__DATASET__:
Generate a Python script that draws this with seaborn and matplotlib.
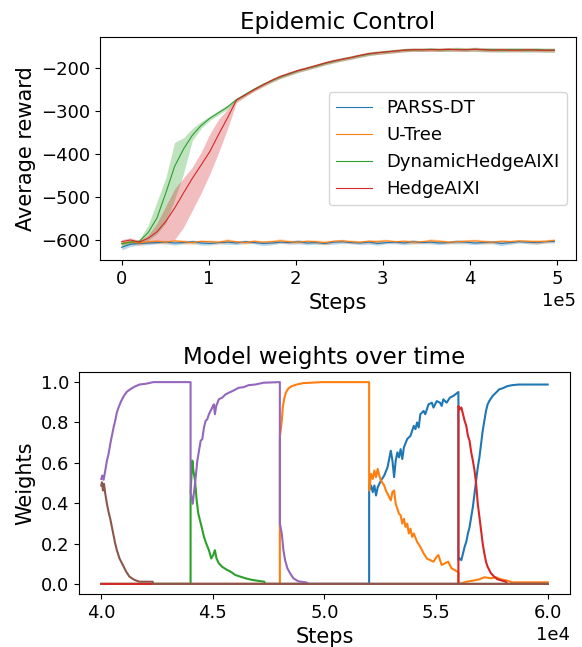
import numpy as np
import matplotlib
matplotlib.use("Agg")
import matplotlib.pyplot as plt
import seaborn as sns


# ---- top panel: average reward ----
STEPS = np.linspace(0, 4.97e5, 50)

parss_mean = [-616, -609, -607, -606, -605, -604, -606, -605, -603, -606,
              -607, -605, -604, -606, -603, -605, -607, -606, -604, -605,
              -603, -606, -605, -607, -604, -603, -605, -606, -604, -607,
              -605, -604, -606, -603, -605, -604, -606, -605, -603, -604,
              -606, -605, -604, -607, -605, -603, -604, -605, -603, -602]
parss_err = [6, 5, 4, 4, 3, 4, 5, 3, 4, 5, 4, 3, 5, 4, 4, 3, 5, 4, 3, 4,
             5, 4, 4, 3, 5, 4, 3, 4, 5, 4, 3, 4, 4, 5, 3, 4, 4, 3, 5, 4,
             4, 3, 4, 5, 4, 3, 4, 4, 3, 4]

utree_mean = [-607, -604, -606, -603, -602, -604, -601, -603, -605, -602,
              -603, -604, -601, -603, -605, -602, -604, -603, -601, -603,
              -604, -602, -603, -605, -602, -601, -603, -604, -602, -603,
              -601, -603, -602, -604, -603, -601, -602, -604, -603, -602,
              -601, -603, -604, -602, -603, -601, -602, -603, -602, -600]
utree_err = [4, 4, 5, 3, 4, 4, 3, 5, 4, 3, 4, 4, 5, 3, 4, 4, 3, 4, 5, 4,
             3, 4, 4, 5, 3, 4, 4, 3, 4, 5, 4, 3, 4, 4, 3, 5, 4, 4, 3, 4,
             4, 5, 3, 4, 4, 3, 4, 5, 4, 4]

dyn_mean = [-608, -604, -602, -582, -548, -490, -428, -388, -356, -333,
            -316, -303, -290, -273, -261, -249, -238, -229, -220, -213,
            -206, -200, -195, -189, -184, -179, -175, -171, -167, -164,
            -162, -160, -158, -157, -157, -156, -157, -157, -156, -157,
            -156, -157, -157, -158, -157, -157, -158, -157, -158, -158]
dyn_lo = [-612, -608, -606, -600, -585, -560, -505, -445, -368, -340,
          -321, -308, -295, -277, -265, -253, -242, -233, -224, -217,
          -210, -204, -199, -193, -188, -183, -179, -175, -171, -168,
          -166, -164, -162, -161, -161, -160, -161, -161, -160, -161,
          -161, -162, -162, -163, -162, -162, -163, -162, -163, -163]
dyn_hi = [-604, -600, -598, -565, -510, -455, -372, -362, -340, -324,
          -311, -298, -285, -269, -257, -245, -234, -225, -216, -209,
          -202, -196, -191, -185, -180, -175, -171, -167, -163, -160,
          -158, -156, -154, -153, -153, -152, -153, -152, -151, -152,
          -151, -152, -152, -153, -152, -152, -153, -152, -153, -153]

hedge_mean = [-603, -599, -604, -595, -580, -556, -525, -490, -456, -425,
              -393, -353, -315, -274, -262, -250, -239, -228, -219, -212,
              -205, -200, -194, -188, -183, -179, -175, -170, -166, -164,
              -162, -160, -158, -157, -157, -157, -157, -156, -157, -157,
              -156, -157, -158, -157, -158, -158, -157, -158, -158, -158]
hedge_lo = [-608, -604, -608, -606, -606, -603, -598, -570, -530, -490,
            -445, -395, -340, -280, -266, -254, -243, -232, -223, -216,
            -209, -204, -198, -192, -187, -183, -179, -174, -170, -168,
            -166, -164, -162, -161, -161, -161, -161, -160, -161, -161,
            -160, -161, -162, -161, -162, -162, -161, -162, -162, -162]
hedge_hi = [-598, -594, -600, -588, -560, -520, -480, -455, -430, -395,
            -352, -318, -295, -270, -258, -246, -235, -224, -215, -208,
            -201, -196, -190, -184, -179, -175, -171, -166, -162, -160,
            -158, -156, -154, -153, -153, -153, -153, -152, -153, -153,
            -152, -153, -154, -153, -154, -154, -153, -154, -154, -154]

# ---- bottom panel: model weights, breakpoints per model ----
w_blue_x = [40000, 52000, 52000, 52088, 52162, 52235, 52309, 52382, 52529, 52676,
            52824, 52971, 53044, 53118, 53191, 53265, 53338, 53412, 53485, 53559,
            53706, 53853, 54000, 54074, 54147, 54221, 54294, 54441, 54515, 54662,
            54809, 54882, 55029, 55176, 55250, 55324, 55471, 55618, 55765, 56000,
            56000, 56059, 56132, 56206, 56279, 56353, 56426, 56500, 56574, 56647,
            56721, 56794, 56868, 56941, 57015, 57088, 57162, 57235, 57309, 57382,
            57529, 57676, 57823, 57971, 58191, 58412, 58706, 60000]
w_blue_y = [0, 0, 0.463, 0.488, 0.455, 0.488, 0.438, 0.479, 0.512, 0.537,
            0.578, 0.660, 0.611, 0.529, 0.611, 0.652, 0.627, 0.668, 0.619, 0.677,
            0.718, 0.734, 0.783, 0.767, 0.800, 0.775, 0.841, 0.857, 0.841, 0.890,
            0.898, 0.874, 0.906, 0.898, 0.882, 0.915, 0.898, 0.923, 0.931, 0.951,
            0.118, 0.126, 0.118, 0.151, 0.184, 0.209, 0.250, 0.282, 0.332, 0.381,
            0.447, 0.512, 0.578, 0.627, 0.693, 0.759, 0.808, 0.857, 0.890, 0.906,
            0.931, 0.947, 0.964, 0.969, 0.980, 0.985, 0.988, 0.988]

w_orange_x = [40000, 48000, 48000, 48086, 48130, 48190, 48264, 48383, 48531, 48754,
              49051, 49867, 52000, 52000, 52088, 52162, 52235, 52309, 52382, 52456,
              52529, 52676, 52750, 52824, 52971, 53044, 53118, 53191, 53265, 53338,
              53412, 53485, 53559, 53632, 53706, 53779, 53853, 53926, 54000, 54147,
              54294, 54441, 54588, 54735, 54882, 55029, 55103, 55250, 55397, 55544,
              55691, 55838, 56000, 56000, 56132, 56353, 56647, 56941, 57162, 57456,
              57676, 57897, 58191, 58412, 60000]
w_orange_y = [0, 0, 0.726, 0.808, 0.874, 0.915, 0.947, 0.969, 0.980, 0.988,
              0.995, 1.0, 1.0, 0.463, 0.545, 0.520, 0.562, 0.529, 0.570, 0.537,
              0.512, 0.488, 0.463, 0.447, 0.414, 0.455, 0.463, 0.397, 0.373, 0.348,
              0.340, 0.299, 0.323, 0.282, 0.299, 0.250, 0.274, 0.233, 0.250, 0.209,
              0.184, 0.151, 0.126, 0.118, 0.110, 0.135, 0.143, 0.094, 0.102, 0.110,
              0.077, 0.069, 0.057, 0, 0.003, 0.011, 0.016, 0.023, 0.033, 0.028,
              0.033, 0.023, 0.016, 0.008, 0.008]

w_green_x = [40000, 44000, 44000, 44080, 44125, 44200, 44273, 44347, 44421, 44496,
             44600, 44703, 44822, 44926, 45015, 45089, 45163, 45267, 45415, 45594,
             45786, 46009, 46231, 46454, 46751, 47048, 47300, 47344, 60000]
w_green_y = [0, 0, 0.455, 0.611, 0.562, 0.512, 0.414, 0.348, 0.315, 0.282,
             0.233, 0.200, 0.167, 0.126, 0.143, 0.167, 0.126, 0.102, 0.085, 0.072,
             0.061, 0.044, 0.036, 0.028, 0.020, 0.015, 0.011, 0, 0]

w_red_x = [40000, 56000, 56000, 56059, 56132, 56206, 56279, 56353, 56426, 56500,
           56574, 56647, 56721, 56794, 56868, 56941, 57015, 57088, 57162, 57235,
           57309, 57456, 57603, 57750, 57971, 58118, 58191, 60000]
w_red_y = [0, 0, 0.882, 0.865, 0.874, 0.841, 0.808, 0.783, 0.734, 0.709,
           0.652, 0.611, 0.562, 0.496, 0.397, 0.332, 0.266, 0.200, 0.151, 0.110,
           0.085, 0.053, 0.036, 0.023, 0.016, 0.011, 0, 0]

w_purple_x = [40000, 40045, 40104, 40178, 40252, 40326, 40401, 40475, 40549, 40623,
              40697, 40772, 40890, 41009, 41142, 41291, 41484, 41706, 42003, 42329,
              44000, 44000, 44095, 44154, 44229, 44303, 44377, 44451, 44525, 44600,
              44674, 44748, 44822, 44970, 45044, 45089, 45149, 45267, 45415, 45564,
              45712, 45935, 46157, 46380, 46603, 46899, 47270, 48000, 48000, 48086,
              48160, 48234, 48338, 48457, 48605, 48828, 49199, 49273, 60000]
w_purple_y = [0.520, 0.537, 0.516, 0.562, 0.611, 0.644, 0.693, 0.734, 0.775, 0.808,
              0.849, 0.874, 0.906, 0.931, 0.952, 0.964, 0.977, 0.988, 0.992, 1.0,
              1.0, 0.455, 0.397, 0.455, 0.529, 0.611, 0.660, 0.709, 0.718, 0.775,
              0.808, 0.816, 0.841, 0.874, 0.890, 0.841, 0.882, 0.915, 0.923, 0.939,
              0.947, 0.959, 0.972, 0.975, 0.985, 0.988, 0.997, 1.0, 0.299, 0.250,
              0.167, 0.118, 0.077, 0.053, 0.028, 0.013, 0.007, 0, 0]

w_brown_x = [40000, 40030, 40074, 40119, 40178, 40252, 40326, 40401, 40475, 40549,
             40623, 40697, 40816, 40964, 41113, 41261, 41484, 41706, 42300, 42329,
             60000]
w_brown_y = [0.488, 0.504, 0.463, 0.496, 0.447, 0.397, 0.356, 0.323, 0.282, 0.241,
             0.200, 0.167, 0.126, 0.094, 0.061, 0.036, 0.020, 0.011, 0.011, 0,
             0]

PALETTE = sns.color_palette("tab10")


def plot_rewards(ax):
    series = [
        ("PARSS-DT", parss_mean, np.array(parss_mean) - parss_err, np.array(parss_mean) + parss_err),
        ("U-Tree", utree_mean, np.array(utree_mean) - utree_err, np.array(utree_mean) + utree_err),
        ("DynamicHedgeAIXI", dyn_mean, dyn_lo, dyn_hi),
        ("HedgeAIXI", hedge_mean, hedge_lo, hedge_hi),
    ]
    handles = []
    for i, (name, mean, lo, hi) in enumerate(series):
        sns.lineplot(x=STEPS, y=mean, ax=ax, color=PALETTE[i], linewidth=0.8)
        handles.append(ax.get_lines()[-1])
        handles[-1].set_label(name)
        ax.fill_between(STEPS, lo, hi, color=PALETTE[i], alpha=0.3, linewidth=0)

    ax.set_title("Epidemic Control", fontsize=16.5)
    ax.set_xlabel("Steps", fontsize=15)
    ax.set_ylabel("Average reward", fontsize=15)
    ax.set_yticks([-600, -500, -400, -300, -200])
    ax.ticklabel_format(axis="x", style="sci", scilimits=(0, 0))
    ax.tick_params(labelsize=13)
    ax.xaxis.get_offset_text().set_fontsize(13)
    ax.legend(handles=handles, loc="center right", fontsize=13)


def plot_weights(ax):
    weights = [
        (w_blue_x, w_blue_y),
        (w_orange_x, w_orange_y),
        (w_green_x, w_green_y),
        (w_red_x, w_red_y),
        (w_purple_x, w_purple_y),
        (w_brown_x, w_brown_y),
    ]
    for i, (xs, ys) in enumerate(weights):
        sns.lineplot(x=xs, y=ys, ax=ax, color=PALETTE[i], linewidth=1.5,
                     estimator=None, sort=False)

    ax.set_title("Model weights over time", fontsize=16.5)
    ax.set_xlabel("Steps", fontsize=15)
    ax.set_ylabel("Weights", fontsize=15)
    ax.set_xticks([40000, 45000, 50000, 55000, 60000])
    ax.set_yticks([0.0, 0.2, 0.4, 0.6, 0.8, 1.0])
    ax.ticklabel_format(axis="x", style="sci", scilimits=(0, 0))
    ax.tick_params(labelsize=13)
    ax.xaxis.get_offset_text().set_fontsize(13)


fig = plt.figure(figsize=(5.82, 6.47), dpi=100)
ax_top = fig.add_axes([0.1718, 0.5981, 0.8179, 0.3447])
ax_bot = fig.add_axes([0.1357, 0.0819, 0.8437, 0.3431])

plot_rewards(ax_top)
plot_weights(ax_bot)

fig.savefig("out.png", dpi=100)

---

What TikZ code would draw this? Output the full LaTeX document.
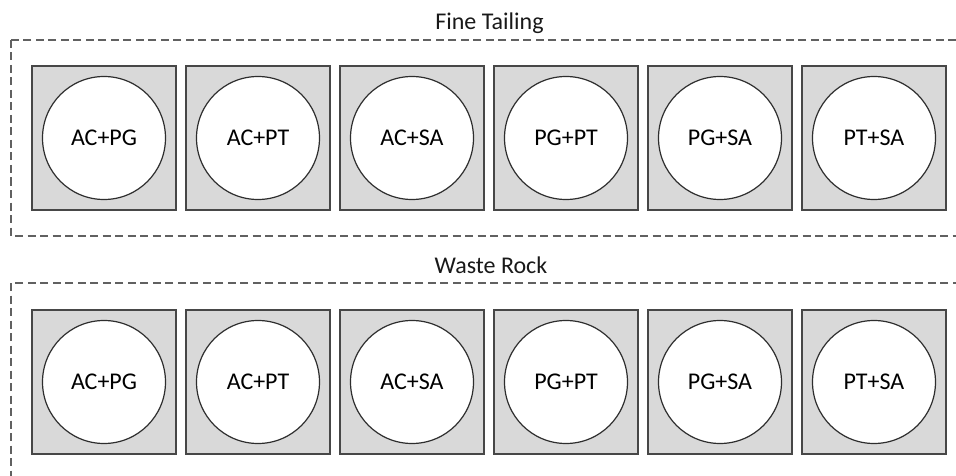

* * *

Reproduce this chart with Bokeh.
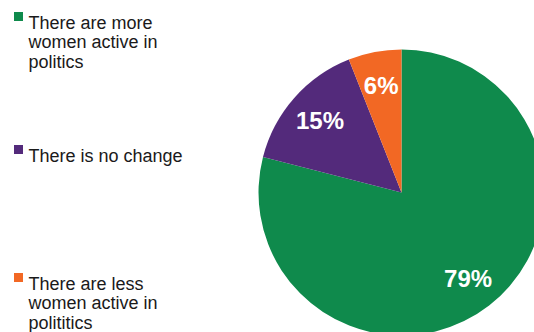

__WHAT YOU SHOULD DO__: Your task is to retype exactly the lines from the one containing "Generate a Python" through the one containing "STEPS = np.linspace(0, 4.97e5, 50)", leaving every picture out.

__SOLUTION TO THIS EXERCISE__:
Generate a Python script that draws this with seaborn and matplotlib.
import numpy as np
import matplotlib
matplotlib.use("Agg")
import matplotlib.pyplot as plt
import seaborn as sns


# ---- top panel: average reward ----
STEPS = np.linspace(0, 4.97e5, 50)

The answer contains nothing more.